What the exercise asks — Copy out the material below in full, but not its images.

····················

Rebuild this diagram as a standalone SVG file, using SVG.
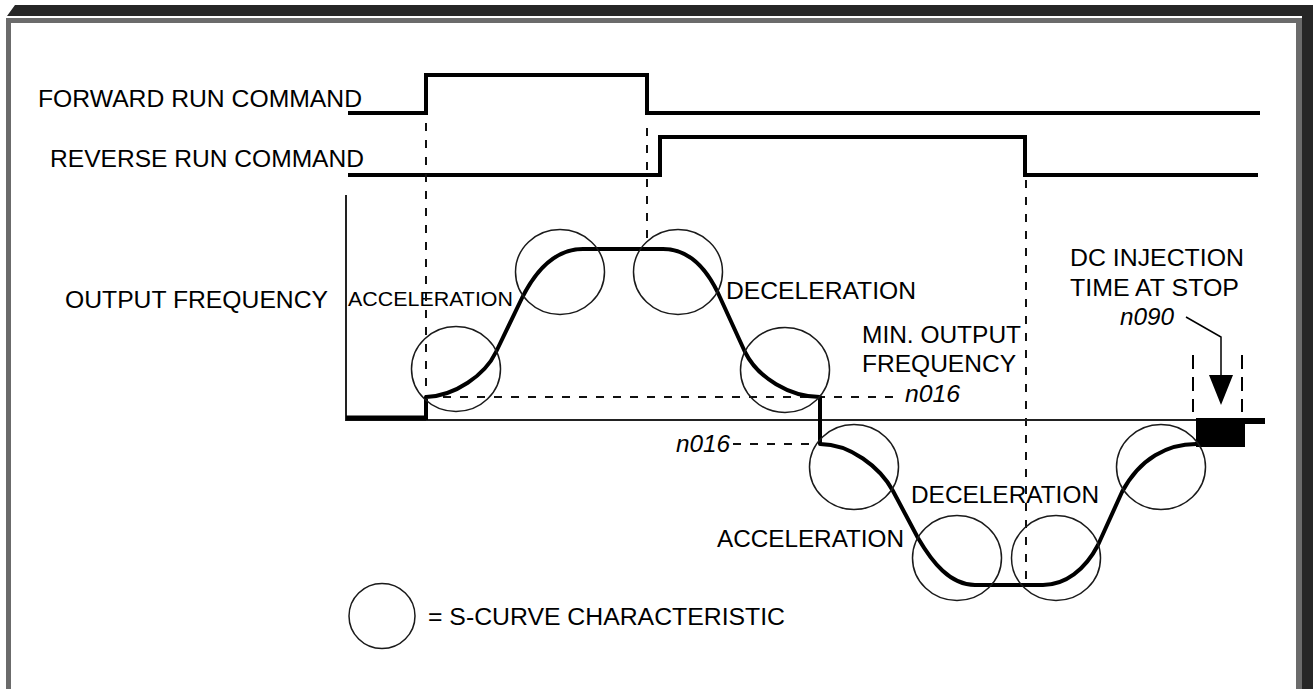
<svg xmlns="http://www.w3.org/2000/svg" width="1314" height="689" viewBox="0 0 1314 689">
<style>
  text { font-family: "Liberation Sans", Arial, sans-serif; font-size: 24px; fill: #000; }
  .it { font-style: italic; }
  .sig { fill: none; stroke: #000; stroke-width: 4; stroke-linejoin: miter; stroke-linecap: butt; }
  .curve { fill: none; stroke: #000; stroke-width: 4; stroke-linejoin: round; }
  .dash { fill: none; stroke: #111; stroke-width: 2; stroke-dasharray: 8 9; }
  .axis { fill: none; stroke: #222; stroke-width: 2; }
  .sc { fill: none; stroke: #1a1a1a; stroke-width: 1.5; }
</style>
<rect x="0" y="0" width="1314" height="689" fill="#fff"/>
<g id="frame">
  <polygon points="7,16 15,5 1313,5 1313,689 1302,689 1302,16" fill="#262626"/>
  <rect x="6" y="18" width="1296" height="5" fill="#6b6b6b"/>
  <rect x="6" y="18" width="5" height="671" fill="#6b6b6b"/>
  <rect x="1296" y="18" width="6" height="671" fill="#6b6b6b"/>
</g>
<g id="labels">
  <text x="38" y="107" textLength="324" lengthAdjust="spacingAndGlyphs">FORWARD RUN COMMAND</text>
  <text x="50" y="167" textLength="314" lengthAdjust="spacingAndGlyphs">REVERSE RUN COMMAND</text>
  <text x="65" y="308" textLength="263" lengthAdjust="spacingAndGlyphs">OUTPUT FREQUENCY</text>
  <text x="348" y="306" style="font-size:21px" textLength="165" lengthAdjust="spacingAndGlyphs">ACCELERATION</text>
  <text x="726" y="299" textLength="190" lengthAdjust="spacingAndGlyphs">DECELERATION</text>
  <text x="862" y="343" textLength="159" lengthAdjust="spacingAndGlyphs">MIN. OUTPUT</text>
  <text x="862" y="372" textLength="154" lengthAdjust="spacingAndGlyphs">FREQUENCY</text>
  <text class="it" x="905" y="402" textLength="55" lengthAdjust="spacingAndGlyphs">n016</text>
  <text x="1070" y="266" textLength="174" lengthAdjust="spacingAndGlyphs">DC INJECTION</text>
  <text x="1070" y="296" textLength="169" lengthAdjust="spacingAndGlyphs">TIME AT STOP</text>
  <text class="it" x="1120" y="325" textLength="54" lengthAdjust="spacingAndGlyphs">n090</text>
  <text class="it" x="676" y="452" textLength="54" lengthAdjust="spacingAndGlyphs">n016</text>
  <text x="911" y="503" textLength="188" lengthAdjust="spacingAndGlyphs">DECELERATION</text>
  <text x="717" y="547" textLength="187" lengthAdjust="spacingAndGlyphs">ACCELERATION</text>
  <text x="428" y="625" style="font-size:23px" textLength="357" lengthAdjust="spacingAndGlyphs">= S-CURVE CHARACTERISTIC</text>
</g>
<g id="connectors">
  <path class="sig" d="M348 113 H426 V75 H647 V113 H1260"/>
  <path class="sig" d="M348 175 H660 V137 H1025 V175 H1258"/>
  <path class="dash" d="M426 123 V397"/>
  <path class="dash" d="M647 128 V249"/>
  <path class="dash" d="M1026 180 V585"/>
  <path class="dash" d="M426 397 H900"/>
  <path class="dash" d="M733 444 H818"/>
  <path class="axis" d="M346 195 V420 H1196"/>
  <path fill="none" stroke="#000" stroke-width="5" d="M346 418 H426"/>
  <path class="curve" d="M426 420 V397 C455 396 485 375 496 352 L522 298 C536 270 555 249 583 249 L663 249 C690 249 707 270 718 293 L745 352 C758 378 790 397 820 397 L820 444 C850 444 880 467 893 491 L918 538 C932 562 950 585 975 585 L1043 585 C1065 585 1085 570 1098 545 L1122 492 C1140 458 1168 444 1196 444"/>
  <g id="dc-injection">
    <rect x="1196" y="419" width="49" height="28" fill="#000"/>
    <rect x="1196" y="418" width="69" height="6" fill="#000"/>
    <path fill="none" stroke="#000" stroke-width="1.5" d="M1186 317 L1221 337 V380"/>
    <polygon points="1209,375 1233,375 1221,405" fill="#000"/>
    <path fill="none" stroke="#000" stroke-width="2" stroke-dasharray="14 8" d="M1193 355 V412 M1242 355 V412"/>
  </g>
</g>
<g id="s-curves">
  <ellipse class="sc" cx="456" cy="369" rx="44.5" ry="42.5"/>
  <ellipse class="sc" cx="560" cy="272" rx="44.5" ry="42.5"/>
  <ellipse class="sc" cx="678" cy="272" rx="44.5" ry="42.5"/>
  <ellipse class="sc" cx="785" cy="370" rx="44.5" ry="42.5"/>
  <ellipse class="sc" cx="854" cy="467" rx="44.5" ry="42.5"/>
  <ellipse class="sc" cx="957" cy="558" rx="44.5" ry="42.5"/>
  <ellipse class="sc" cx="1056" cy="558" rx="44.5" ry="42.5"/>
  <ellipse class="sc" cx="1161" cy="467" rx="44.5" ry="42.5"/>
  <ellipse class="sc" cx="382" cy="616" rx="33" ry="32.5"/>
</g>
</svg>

····················

Solution below —
Rebuild this diagram as a standalone SVG file, using SVG.
<svg xmlns="http://www.w3.org/2000/svg" width="1314" height="689" viewBox="0 0 1314 689">
<style>
  text { font-family: "Liberation Sans", Arial, sans-serif; font-size: 24px; fill: #000; }
  .it { font-style: italic; }
  .sig { fill: none; stroke: #000; stroke-width: 4; stroke-linejoin: miter; stroke-linecap: butt; }
  .curve { fill: none; stroke: #000; stroke-width: 4; stroke-linejoin: round; }
  .dash { fill: none; stroke: #111; stroke-width: 2; stroke-dasharray: 8 9; }
  .axis { fill: none; stroke: #222; stroke-width: 2; }
  .sc { fill: none; stroke: #1a1a1a; stroke-width: 1.5; }
</style>
<rect x="0" y="0" width="1314" height="689" fill="#fff"/>
<g id="frame">
  <polygon points="7,16 15,5 1313,5 1313,689 1302,689 1302,16" fill="#262626"/>
  <rect x="6" y="18" width="1296" height="5" fill="#6b6b6b"/>
  <rect x="6" y="18" width="5" height="671" fill="#6b6b6b"/>
  <rect x="1296" y="18" width="6" height="671" fill="#6b6b6b"/>
</g>
<g id="labels">
  <text x="38" y="107" textLength="324" lengthAdjust="spacingAndGlyphs">FORWARD RUN COMMAND</text>
  <text x="50" y="167" textLength="314" lengthAdjust="spacingAndGlyphs">REVERSE RUN COMMAND</text>
  <text x="65" y="308" textLength="263" lengthAdjust="spacingAndGlyphs">OUTPUT FREQUENCY</text>
  <text x="348" y="306" style="font-size:21px" textLength="165" lengthAdjust="spacingAndGlyphs">ACCELERATION</text>
  <text x="726" y="299" textLength="190" lengthAdjust="spacingAndGlyphs">DECELERATION</text>
  <text x="862" y="343" textLength="159" lengthAdjust="spacingAndGlyphs">MIN. OUTPUT</text>
  <text x="862" y="372" textLength="154" lengthAdjust="spacingAndGlyphs">FREQUENCY</text>
  <text class="it" x="905" y="402" textLength="55" lengthAdjust="spacingAndGlyphs">n016</text>
  <text x="1070" y="266" textLength="174" lengthAdjust="spacingAndGlyphs">DC INJECTION</text>
  <text x="1070" y="296" textLength="169" lengthAdjust="spacingAndGlyphs">TIME AT STOP</text>
  <text class="it" x="1120" y="325" textLength="54" lengthAdjust="spacingAndGlyphs">n090</text>
  <text class="it" x="676" y="452" textLength="54" lengthAdjust="spacingAndGlyphs">n016</text>
  <text x="911" y="503" textLength="188" lengthAdjust="spacingAndGlyphs">DECELERATION</text>
  <text x="717" y="547" textLength="187" lengthAdjust="spacingAndGlyphs">ACCELERATION</text>
  <text x="428" y="625" style="font-size:23px" textLength="357" lengthAdjust="spacingAndGlyphs">= S-CURVE CHARACTERISTIC</text>
</g>
<g id="connectors">
  <path class="sig" d="M348 113 H426 V75 H647 V113 H1260"/>
  <path class="sig" d="M348 175 H660 V137 H1025 V175 H1258"/>
  <path class="dash" d="M426 123 V397"/>
  <path class="dash" d="M647 128 V249"/>
  <path class="dash" d="M1026 180 V585"/>
  <path class="dash" d="M426 397 H900"/>
  <path class="dash" d="M733 444 H818"/>
  <path class="axis" d="M346 195 V420 H1196"/>
  <path fill="none" stroke="#000" stroke-width="5" d="M346 418 H426"/>
  <path class="curve" d="M426 420 V397 C455 396 485 375 496 352 L522 298 C536 270 555 249 583 249 L663 249 C690 249 707 270 718 293 L745 352 C758 378 790 397 820 397 L820 444 C850 444 880 467 893 491 L918 538 C932 562 950 585 975 585 L1043 585 C1065 585 1085 570 1098 545 L1122 492 C1140 458 1168 444 1196 444"/>
  <g id="dc-injection">
    <rect x="1196" y="419" width="49" height="28" fill="#000"/>
    <rect x="1196" y="418" width="69" height="6" fill="#000"/>
    <path fill="none" stroke="#000" stroke-width="1.5" d="M1186 317 L1221 337 V380"/>
    <polygon points="1209,375 1233,375 1221,405" fill="#000"/>
    <path fill="none" stroke="#000" stroke-width="2" stroke-dasharray="14 8" d="M1193 355 V412 M1242 355 V412"/>
  </g>
</g>
<g id="s-curves">
  <ellipse class="sc" cx="456" cy="369" rx="44.5" ry="42.5"/>
  <ellipse class="sc" cx="560" cy="272" rx="44.5" ry="42.5"/>
  <ellipse class="sc" cx="678" cy="272" rx="44.5" ry="42.5"/>
  <ellipse class="sc" cx="785" cy="370" rx="44.5" ry="42.5"/>
  <ellipse class="sc" cx="854" cy="467" rx="44.5" ry="42.5"/>
  <ellipse class="sc" cx="957" cy="558" rx="44.5" ry="42.5"/>
  <ellipse class="sc" cx="1056" cy="558" rx="44.5" ry="42.5"/>
  <ellipse class="sc" cx="1161" cy="467" rx="44.5" ry="42.5"/>
  <ellipse class="sc" cx="382" cy="616" rx="33" ry="32.5"/>
</g>
</svg>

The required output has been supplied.